Le réalisateur, également interviewé, lève le voile sur de nombreux choix de réalisation, que ce soit pour les couleurs, l’ambiance ou même les personnages. Il nous dévoile que Josée est une œuvre originalement écrite en 1984 et qu’un live-action avait déjà été fait en 2003. Il amène ainsi sa propre vision de l’histoire de Josée grâce à l’animation. Il révèle sa direction artistique, et on apprend de nombreuses anecdotes sur le projet de Josée.
Mais ce qui marquera le plus les esprits des spectateurs est sans doute le petit recueil d’illustrations de Josée, tout droit issu d’une scène-clef du film, et à propos duquel nous resterons les plus discrets possibles afin de ne pas vous gâcher la découverte de l’histoire. Nous avons beaucoup apprécié la présence de ce petit livret et nous espérons qu’il en sera de même pour les personnes qui achèteront ce coffret. Les dessins sont doux et chaleureux.
Josée, le tigre et les poissons, en Blu-ray : le concours
En partenariat avec le distributeur du film, Eurozoom, Journal du Japon vous propose un jeu concours pour tenter de gagner 5 exemplaires de l’édition Blu-ray de Josée, le tigre et les poissons dès le 3 novembre. Pour participer au concours, il faudra surveiller nos réseaux sociaux (Facebook, Twitter et Instagram) et répondre aux questions posés. Attention : pour qu’un maximum de personnes aient leur chance, le nombre de lots est limité à un par personne et par adresse postale. Les lots ne pourront être expédiés qu’en France métropolitaine.

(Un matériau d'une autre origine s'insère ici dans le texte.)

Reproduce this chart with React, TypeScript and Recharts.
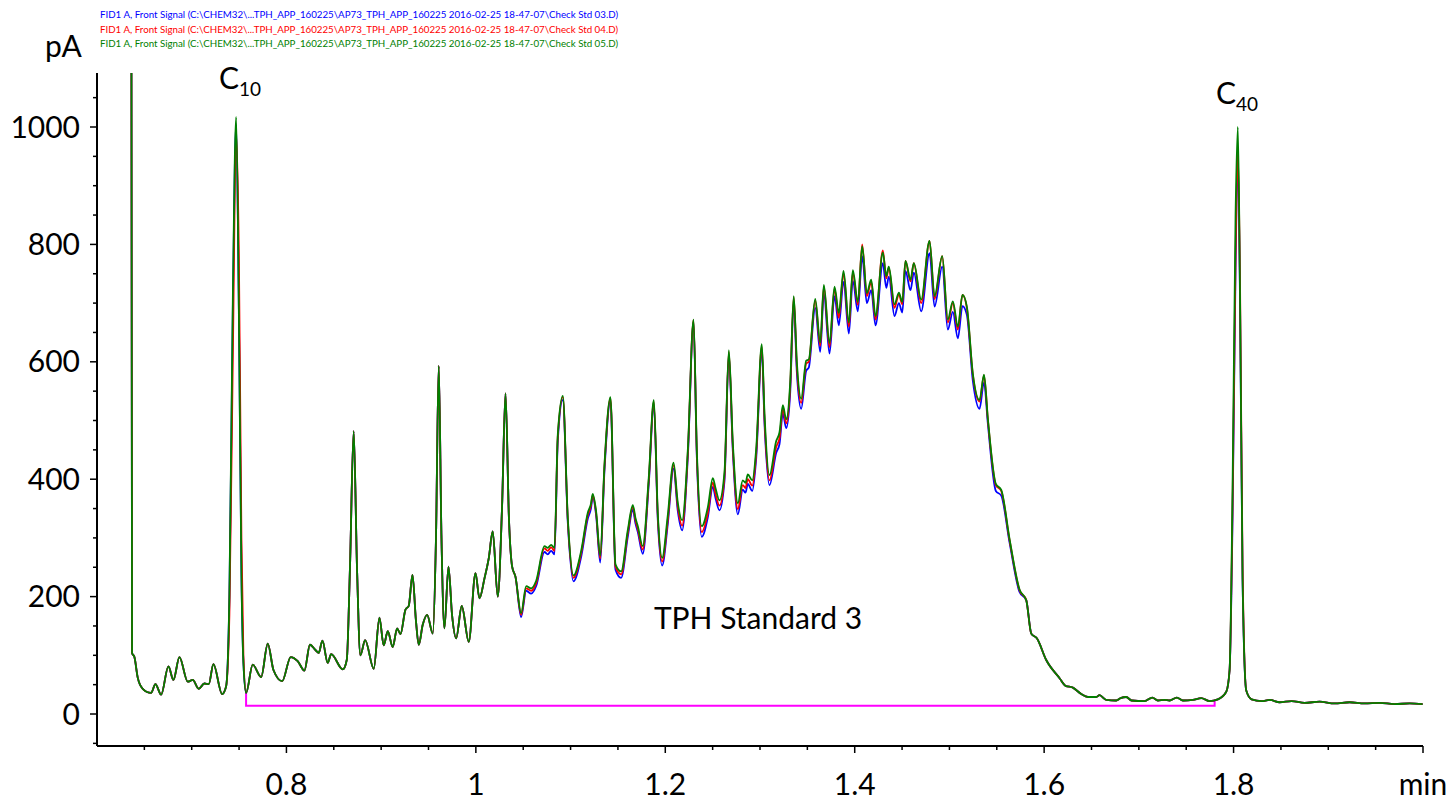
import { Line, LineChart, XAxis, YAxis } from "recharts";

// retention time (min)
const TIME = [
  0.6361, 0.637, 0.6395, 0.643, 0.6483, 0.6571, 0.6617, 0.6677, 0.6754, 0.6807,
  0.687, 0.6958, 0.7011, 0.7074, 0.7134, 0.718, 0.7229, 0.7321, 0.7363, 0.7398,
  0.7435, 0.7469, 0.7498, 0.7525, 0.7546, 0.7574, 0.7644, 0.7733, 0.7803, 0.7863,
  0.7955, 0.8045, 0.8119, 0.819, 0.8248, 0.8306, 0.8341, 0.838, 0.8436, 0.8472,
  0.8595, 0.8637, 0.8671, 0.871, 0.8745, 0.8781, 0.8831, 0.8922, 0.8982, 0.9027,
  0.907, 0.9122, 0.9169, 0.9204, 0.9257, 0.9291, 0.9331, 0.9367, 0.9397, 0.9439,
  0.9486, 0.9545, 0.9579, 0.9608, 0.9637, 0.9668, 0.9711, 0.9748, 0.9792, 0.9851,
  0.9925, 0.9996, 1.0038, 1.0091, 1.0136, 1.0178, 1.0231, 1.0276, 1.0313, 1.035,
  1.0383, 1.0418, 1.0478, 1.0531, 1.0584, 1.0637, 1.0724, 1.0759, 1.0795, 1.083,
  1.0865, 1.0918, 1.0971, 1.1031, 1.1112, 1.1182, 1.1215, 1.1234, 1.127, 1.1313,
  1.1358, 1.1421, 1.1474, 1.1534, 1.1604, 1.1657, 1.1685, 1.171, 1.1762, 1.1826,
  1.1879, 1.1921, 1.1967, 1.2026, 1.2087, 1.2132, 1.2178, 1.2238, 1.2298, 1.2333,
  1.2385, 1.2449, 1.2502, 1.253, 1.2572, 1.2625, 1.2671, 1.2713, 1.2766, 1.2818,
  1.2847, 1.2871, 1.2918, 1.296, 1.3019, 1.3048, 1.31, 1.3171, 1.3206, 1.3241,
  1.3277, 1.3319, 1.3356, 1.3389, 1.3435, 1.3488, 1.3515, 1.3583, 1.3636, 1.3674,
  1.3734, 1.3787, 1.3832, 1.3882, 1.3938, 1.398, 1.4033, 1.4079, 1.4128, 1.4174,
  1.422, 1.4297, 1.4333, 1.436, 1.442, 1.4466, 1.4502, 1.4536, 1.4589, 1.4624,
  1.4702, 1.479, 1.4843, 1.4924, 1.4983, 1.5036, 1.5089, 1.5138, 1.5184, 1.5247,
  1.5318, 1.5365, 1.5406, 1.549, 1.5547, 1.5635, 1.574, 1.5811, 1.5864, 1.5923,
  1.6022, 1.6163, 1.6226, 1.6303, 1.6392, 1.6462, 1.655, 1.6585, 1.6656, 1.6761,
  1.6807, 1.6867, 1.6923, 1.706, 1.7142, 1.7201, 1.7271, 1.7324, 1.7401, 1.7465,
  1.757, 1.7659, 1.7747, 1.7834, 1.7923, 1.7958, 1.7989, 1.8021, 1.8045, 1.8069,
  1.8095, 1.8134, 1.819, 1.8296, 1.838, 1.8486, 1.8612, 1.875, 1.8908, 1.9067,
  1.9225, 1.9383, 1.9542, 1.97, 1.9859, 1.9996,
];

// Check Std 03.D (pA)
const BLUE = [
  1500, 104, 97, 62, 43, 36, 51, 33, 81, 58,
  97, 55, 58, 43, 52, 51, 85, 34, 47, 200,
  700, 1005, 690, 240, 88, 36, 84, 63, 120, 75,
  56, 97, 90, 74, 118, 109, 104, 125, 87, 102,
  76, 92, 250, 482, 250, 100, 126, 77, 164, 117,
  141, 114, 146, 136, 178, 184, 237, 160, 118, 152,
  169, 137, 300, 593, 300, 146, 251, 170, 129, 184,
  123, 240, 197, 231, 265, 311, 200, 350, 546, 330,
  251, 234, 165, 210, 205, 218, 276, 272, 278, 272,
  465, 535, 325, 226, 268, 333, 350, 370, 338, 258,
  415, 534, 246, 232, 302, 348, 325, 310, 273, 393,
  528, 330, 253, 323, 418, 346, 313, 438, 668, 438,
  302, 335, 387, 368, 347, 397, 612, 448, 340, 382,
  377, 392, 380, 436, 618, 493, 390, 445, 460, 512,
  487, 548, 702, 582, 520, 585, 590, 692, 617, 716,
  614, 712, 662, 736, 648, 738, 686, 780, 700, 722,
  662, 768, 726, 745, 678, 700, 684, 755, 722, 752,
  686, 785, 694, 762, 655, 685, 640, 695, 680, 568,
  520, 565, 494, 380, 372, 292, 208, 194, 137, 129,
  92, 61, 48, 45, 34, 29, 29, 32, 24, 23,
  27, 29, 23, 22, 28, 23, 24, 23, 28, 23,
  24, 27, 22, 25, 38, 75, 330, 760, 950, 690,
  230, 40, 25, 22, 24, 20, 22, 19, 21, 18,
  20, 18, 19, 17, 18, 17,
];

// Check Std 04.D (pA)
const RED = [
  1500, 104, 97, 62, 43, 36, 51, 33, 81, 58,
  97, 55, 58, 43, 52, 51, 85, 34, 47, 170,
  620, 990, 780, 300, 100, 36, 84, 63, 120, 75,
  56, 97, 90, 74, 118, 109, 104, 125, 87, 102,
  76, 92, 250, 482, 250, 100, 126, 77, 164, 117,
  141, 114, 146, 136, 178, 184, 237, 160, 118, 152,
  169, 137, 300, 593, 300, 146, 251, 170, 129, 184,
  123, 240, 197, 231, 265, 311, 200, 350, 546, 330,
  251, 234, 169, 214, 210, 223, 282, 278, 284, 278,
  472, 540, 330, 232, 274, 339, 355, 373, 342, 265,
  421, 538, 251, 238, 308, 353, 330, 315, 280, 399,
  532, 336, 260, 330, 424, 353, 321, 444, 671, 444,
  310, 342, 394, 375, 355, 404, 617, 455, 349, 390,
  385, 400, 389, 444, 626, 501, 398, 455, 470, 520,
  495, 558, 710, 592, 530, 597, 600, 704, 627, 728,
  625, 725, 675, 750, 660, 752, 697, 800, 712, 736,
  672, 790, 742, 760, 692, 715, 698, 772, 737, 768,
  700, 806, 707, 780, 667, 700, 655, 714, 692, 578,
  532, 577, 501, 390, 380, 296, 211, 194, 137, 129,
  92, 61, 48, 45, 34, 29, 29, 32, 24, 23,
  27, 29, 23, 22, 28, 23, 24, 23, 28, 23,
  24, 27, 22, 25, 38, 75, 350, 780, 960, 720,
  250, 40, 25, 22, 24, 20, 22, 19, 21, 18,
  20, 18, 19, 17, 18, 17,
];

// Check Std 05.D (pA)
const GREEN = [
  1500, 104, 97, 62, 43, 36, 51, 33, 81, 58,
  97, 55, 58, 43, 52, 51, 85, 34, 47, 205,
  720, 1017, 680, 235, 86, 36, 84, 63, 120, 75,
  56, 97, 90, 74, 118, 109, 104, 125, 87, 102,
  76, 92, 250, 482, 250, 100, 126, 77, 164, 117,
  141, 114, 146, 136, 178, 184, 237, 160, 118, 152,
  169, 137, 300, 593, 300, 146, 251, 170, 129, 184,
  123, 240, 197, 231, 265, 311, 200, 350, 546, 330,
  251, 234, 172, 218, 214, 227, 286, 283, 288, 283,
  476, 542, 333, 236, 278, 343, 358, 375, 345, 270,
  425, 540, 255, 243, 313, 356, 334, 320, 286, 404,
  535, 342, 266, 338, 428, 360, 330, 450, 672, 450,
  320, 352, 402, 385, 364, 412, 620, 462, 359, 398,
  394, 408, 398, 452, 630, 510, 407, 465, 480, 526,
  502, 565, 712, 600, 537, 602, 604, 707, 633, 731,
  632, 728, 683, 755, 667, 756, 702, 797, 717, 740,
  678, 786, 746, 762, 698, 718, 702, 772, 740, 768,
  706, 806, 712, 780, 672, 703, 660, 714, 694, 580,
  535, 578, 503, 392, 382, 298, 212, 194, 137, 129,
  92, 61, 48, 45, 34, 29, 29, 32, 24, 23,
  27, 29, 23, 22, 28, 23, 24, 23, 28, 23,
  24, 27, 22, 25, 38, 75, 380, 850, 1000, 700,
  230, 40, 25, 22, 24, 20, 22, 19, 21, 18,
  20, 18, 19, 17, 18, 17,
];

// integration baseline (magenta)
const BASELINE_TIME = [0.7574, 0.7574, 1.78, 1.78];
const BASELINE_PA = [36, 14, 14, 24];

const X_TICKS = [
  0.65, 0.7, 0.75, 0.8, 0.85, 0.9, 0.95, 1, 1.05, 1.1, 1.15, 1.2, 1.25, 1.3,
  1.35, 1.4, 1.45, 1.5, 1.55, 1.6, 1.65, 1.7, 1.75, 1.8, 1.85, 1.9, 1.95, 2,
];
const X_LABELS: Record<string, string> = {
  "0.80": "0.8",
  "1.00": "1",
  "1.20": "1.2",
  "1.40": "1.4",
  "1.60": "1.6",
  "1.80": "1.8",
  "2.00": "min",
};
const Y_TICKS = [
  -50, 0, 50, 100, 150, 200, 250, 300, 350, 400, 450, 500, 550, 600, 650, 700,
  750, 800, 850, 900, 950, 1000, 1050,
];
const Y_LABELS = [0, 200, 400, 600, 800, 1000];

const HEADER = [
  { text: "FID1 A, Front Signal (C:\\CHEM32\\...TPH_APP_160225\\AP73_TPH_APP_160225 2016-02-25 18-47-07\\Check Std 03.D)", color: "#0000ff" },
  { text: "FID1 A, Front Signal (C:\\CHEM32\\...TPH_APP_160225\\AP73_TPH_APP_160225 2016-02-25 18-47-07\\Check Std 04.D)", color: "#ff0000" },
  { text: "FID1 A, Front Signal (C:\\CHEM32\\...TPH_APP_160225\\AP73_TPH_APP_160225 2016-02-25 18-47-07\\Check Std 05.D)", color: "#008000" },
];

const FONT = "Lato";

function XTick({ x, y, payload }: any) {
  const label = X_LABELS[Number(payload.value).toFixed(2)];
  return (
    <g>
      <line x1={x} y1={y} x2={x} y2={y + (label ? 7 : 4)} stroke="#000" strokeWidth={1.5} />
      {label && (
        <text x={x} y={y + 49} textAnchor="middle" fontSize={30} fontFamily={FONT} fill="#000">
          {label}
        </text>
      )}
    </g>
  );
}

function YTick({ x, y, payload }: any) {
  const major = Y_LABELS.includes(payload.value);
  return (
    <g>
      <line x1={x - (major ? 7 : 4)} y1={y} x2={x} y2={y} stroke="#000" strokeWidth={1.5} />
      {major && (
        <text x={x - 17} y={y + 10.5} textAnchor="end" fontSize={30} fontFamily={FONT} fill="#000">
          {payload.value}
        </text>
      )}
    </g>
  );
}

export default function App() {
  const rows = TIME.map((t, i) => ({ t, blue: BLUE[i], red: RED[i], green: GREEN[i] }));
  const baseline = BASELINE_TIME.map((t, i) => ({ t, pa: BASELINE_PA[i] }));

  return (
    <div style={{ position: "absolute", left: 0, top: 0, width: 1451, height: 800, background: "#fff" }}>
      <LineChart width={1451} height={800} data={rows} margin={{ top: 73, right: 28, bottom: 0, left: 0 }}>
        <XAxis
          type="number"
          dataKey="t"
          domain={[0.6, 2.0]}
          ticks={X_TICKS}
          interval={0}
          allowDataOverflow
          height={54}
          tickSize={0}
          tickMargin={0}
          tickLine={false}
          axisLine={{ stroke: "#000", strokeWidth: 2 }}
          tick={<XTick />}
        />
        <YAxis
          type="number"
          domain={[-54.5, 1092]}
          ticks={Y_TICKS}
          interval={0}
          allowDataOverflow
          width={97}
          tickSize={0}
          tickMargin={0}
          tickLine={false}
          axisLine={{ stroke: "#000", strokeWidth: 2 }}
          tick={<YTick />}
        />
        <Line
          data={baseline}
          dataKey="pa"
          type="linear"
          stroke="#ff00ff"
          strokeWidth={2}
          dot={false}
          isAnimationActive={false}
        />
        <Line dataKey="blue" type="monotone" stroke="#0000ff" strokeWidth={1.8} dot={false} isAnimationActive={false} />
        <Line dataKey="red" type="monotone" stroke="#ff0000" strokeWidth={1.8} dot={false} isAnimationActive={false} />
        <Line dataKey="green" type="monotone" stroke="#008000" strokeWidth={1.8} dot={false} isAnimationActive={false} />
      </LineChart>
      <svg
        width={1451}
        height={800}
        style={{ position: "absolute", left: 0, top: 0, pointerEvents: "none" }}
        fontFamily={FONT}
      >
        {HEADER.map((h, i) => (
          <text
            key={i}
            x={100}
            y={18.3 + i * 14.5}
            fontSize={9.5}
            fill={h.color}
            textLength={518}
            lengthAdjust="spacingAndGlyphs"
          >
            {h.text}
          </text>
        ))}
        <text x={45} y={57} fontSize={30} fill="#000">pA</text>
        <text x={219} y={88.5} fontSize={30} fill="#000">
          C<tspan fontSize={19} dy={7}>10</tspan>
        </text>
        <text x={1216} y={103.5} fontSize={30} fill="#000">
          C<tspan fontSize={19} dy={7}>40</tspan>
        </text>
        <text x={758} y={628.5} textAnchor="middle" fontSize={30} fill="#000">TPH Standard 3</text>
      </svg>
    </div>
  );
}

Josée, le Tigre et les Poissons est un film qui marque par la profondeur des messages véhiculés dans l’histoire, des dessins soignés et des décors reproduisant fidèlement la réalité. Le film est fort de ses émotions authentiques grâce auxquelles il est facile de s’identifier aux personnages, et d’un univers poétique et atypique, comme en témoigne le titre. Onirique, on se laisse transporter dans l’imaginaire florissant de Josée. Si ce n’est pas encore fait, n’hésitez pas à plonger au cœur du quotidien de Josée et Tsuneo, dont l’histoire vous émouvra certainement.